The DXY, which measures the US dollar's value against six other major currencies, increased by 0.8%, marking its best daily gain since 10 April. US nonfarm payroll numbers increased by 272,000 in May, exceeding the forecasted 185,000. Average hourly earnings rose by 0.4%, up to 4.1% year-over-year. The unemployment rate increased towards 4% from 3.9% in April. By the end of the previous week, the DXY gained 0.2% as strong jobs data countered weaker macroeconomic statistics, decreasing the chances of two 25-basis-point rate cuts by the Fed in 2024.

"The markets and the Fed are heavily influenced by the crucial payrolls report. It's not just the headline figure that matters, but also the higher-than-expected wage numbers," said David Rosenberg, founder and president of Rosenberg Research in Montreal.

The Federal Open Market Committee (FOMC) is expected to keep rates unchanged at its policy meeting this Wednesday. Following the solid jobs data release, the rate futures market has priced in just one 25-basis-point cut this year at the November or December meeting, according to LSEG's rate probability app. The likelihood of a rate cut in September fell to approximately 50.8% after the NFP report, down from around 70% on Thursday. A more hawkish outlook on the US interest rate path exerts downward pressure on EUR/USD.

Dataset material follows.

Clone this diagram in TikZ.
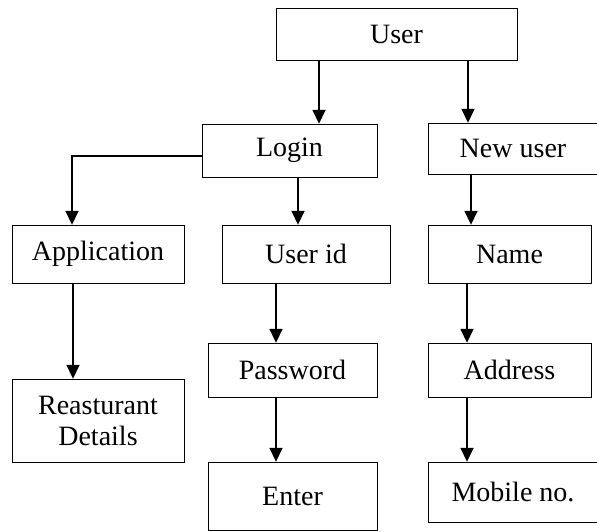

EUR/USD gapped on Monday and sharply dropped by 0.5% during the Asian trading session after French President Emmanuel Macron called a snap election following his defeat by Marine Le Pen's far-right party in the European Union vote. Investors in Europe start the week amid uncertainty over global interest rates and the region's political landscape. The European Parliament has shifted to the right, with more Eurosceptic nationalist representatives. The euro is now trying to find support and will likely stop near 1.07400–1.07300.

Australian Dollar Falls Towards a 4-Week Low on Strong US Jobs Data

The Australian dollar (AUD) fell below 0.66000, reaching its lowest level in four weeks. The currency dropped as the US dollar (USD) strengthened on robust US jobs data, diminishing the likelihood of two Federal Reserve (Fed) interest rate cuts this year.

The US economy added significantly more jobs than anticipated in May, and annual wage growth picked up the pace, highlighting the labour market's strength. The data reduced the likelihood of the anticipated 25-basis-point rate cut in September, prompting traders to adjust their expectations for the timing and extent of future Fed rate cuts. The probability of a rate decrease in September has now dropped towards approximately 50%, down from around 70% late on Thursday.

Investors turned cautious ahead of the Federal Reserve's monetary policy decision and a US inflation report this Wednesday. Last week, data revealed that Australia's economy grew by 0.1% in Q1, down from 0.3% in the previous quarter, falling below market expectations of 0.2%. However, markets see almost no chance of the Reserve Bank of Australia (RBA) easing its monetary policy this year. RBA Governor Michele Bullock stated last week that they would not hesitate to act if inflation remains persistent. Still, she noted that the risks for rates and inflation are currently balanced. Bullock also acknowledged that the labour market is easing and that the latest GDP data was quite low.

AUD/USD rebounded from 0.65800 during the Asian trading session. Today, the macroeconomic calendar is relatively uneventful, so the pair will likely continue to move downwards. This week, the main events are the US Consumer Price Index (CPI) report at 12:30 p.m. UTC and the US interest rate decision at 6:00 p.m. UTC on Wednesday. These events could significantly impact the Forex market and the AUD/USD exchange rate. The Fed is not expected to change its policy at the meeting, but traders should pay attention to officials' comments and the updated economic projections from policymakers.